Cr MacKenzie, who part-owns Macka's Sand, said the company had ruled out making a damages claim against the council despite "burning" about $350,000 applying to use the road as access to a nearby sand mine.
The Newcastle Herald has reported that council will apply to NSW Minister for Local Government Don Page for permission to give back land bought from the Towers family to build Stockton Bight Track.
Compulsorily acquiring that land embroiled the council in an $8.55 million legal challenge from the Towers, who wrote to the council indicating they supported rescinding the purchase.
Cr MacKenzie, who had been assessing his options following the shock decision to rescind earlier this month, said taking action against the council would do no good.
"I've served the ratepayers for 36 years and I've made money for them," Cr MacKenzie said. "[If I did sue] the only people that pay would be the ratepayers."

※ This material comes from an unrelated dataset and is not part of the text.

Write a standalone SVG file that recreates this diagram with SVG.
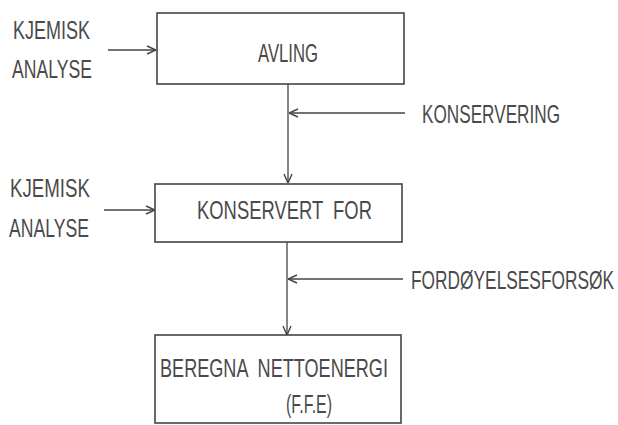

The Newcastle Herald has previously reported that the council took no formal legal advice on its decision to forge ahead with the Stockton Bight Track acquisition late last year.
The Towers family's case has alleged the price the council paid, determined by the Valuer-General, failed to account for a multi-million dollar access deal they allege was struck with Macka's Sand.
Cr MacKenzie has previously denied Macka's Sand had a binding deal with the Towers family after receiving letters in 2009 on behalf of some family members seeking a formal arrangement.
The final bill for its legal costs to date is yet to be calculated but has already exceeded $140,000.
The Towers case will return to the NSW Land and Environment Court tomorrow.